The lawsuit against the NASD made news around the country. Not only was it highly unusual for a big brokerage firm to try to strong-arm a regulators group, it also flew in the face of the arbitration code. Under those rules, neither party in an arbitration is allowed to bring a lawsuit over any matters involved in the case until the arbitration is completed. But Prudential Securities just ignored that.

“We are simply looking to make a legal point and make sure we retain this attorney-client privilege,” William Ahearn, a spokesman for the firm, told reporters.

State regulators around the country didn't see the matter so simply. Prudential Securities, using millions of dollars in legal might, appeared to be engaged in a cover-up.

Even without the Locke Purnell report, the task force's effort to gather documents from the firm was in full swing. By midspring, Prudential Securities had turned over reams of paper, much of it marketing material and data printouts about investors and employees. Boxes of documents were delivered to Klein in Idaho, and he spent an entire Saturday on his own, dividing up the records for shipment to other states.

The boxes contained few of the due diligence records for the partnerships. The regulators went back and asked for those documents. In a few weeks, Prudential Securities produced a number of thin files. It hardly seemed like enough material to justify selling a car, much less billions of dollars in partnerships. The firm had to be holding back. The regulators demanded to see more.

It took several weeks for the truth to sink in with the task force: The skimpy due diligence files were all that existed. The firm had been selling partnerships without much bothering to find out if they would work.

At the same time, the task force decided it needed proof to counter Prudential Securities' unsupported claims that most partnerships had been sold properly. The overwhelming anecdotal evidence would not be enough in court. Nancy Smith of New Mexico volunteered to put together a questionnaire for tens of thousands of investors around the country. The responses would show how many of the clients were suitable partnership investors and how many of them had been misled.

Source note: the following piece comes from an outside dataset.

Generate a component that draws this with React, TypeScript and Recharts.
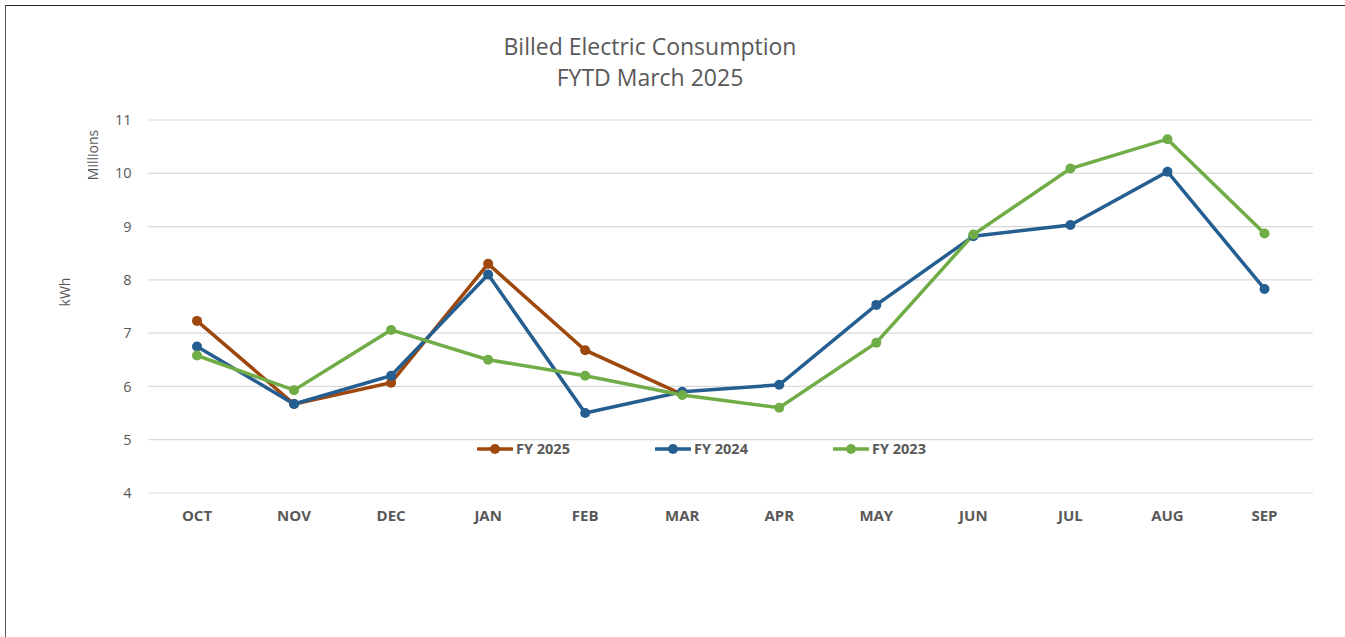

In April, Smith heard that Jim Moriarty, who had worked with Bristow, Hackerman on the growth fund litigation, had used questionnaires with 5,800 clients. She decided to call him for some tips.

“We hear that you put together a questionnaire for your investors,” Smith said. “We're trying to do the same thing on a more national level and could use some advice.”

Moriarty said that he had hired an expert on statistics and polling from Rice University for help in writing the questionnaire. He suggested that the regulators hire him, too.

“We don't have the budget for that,” Smith said.

“Oh, call the guy,” Moriarty replied. “It's not much money. No more than five or ten thousand dollars.”

“We don't have that,” she said.

Moriarty thought for an instant. At that moment, he was particularly flush. He had just been paid a huge contingency fee for his work on the growth fund cases. The money had come straight out of Prudential Securities' pocket. He broke into a smile.

“How about if I pay for it?” he asked.

“That would be great.”

“Well, those boys just sent me some cash for suing them,” Moriarty said. “So I'll call this guy from Rice and put their own money back into the cause.”

Smith thanked Moriarty. But he just laughed.

“Hey, don't thank me,” he said. “I'm going to enjoy this. I love the idea of using Prudential's own money to screw 'em twice.”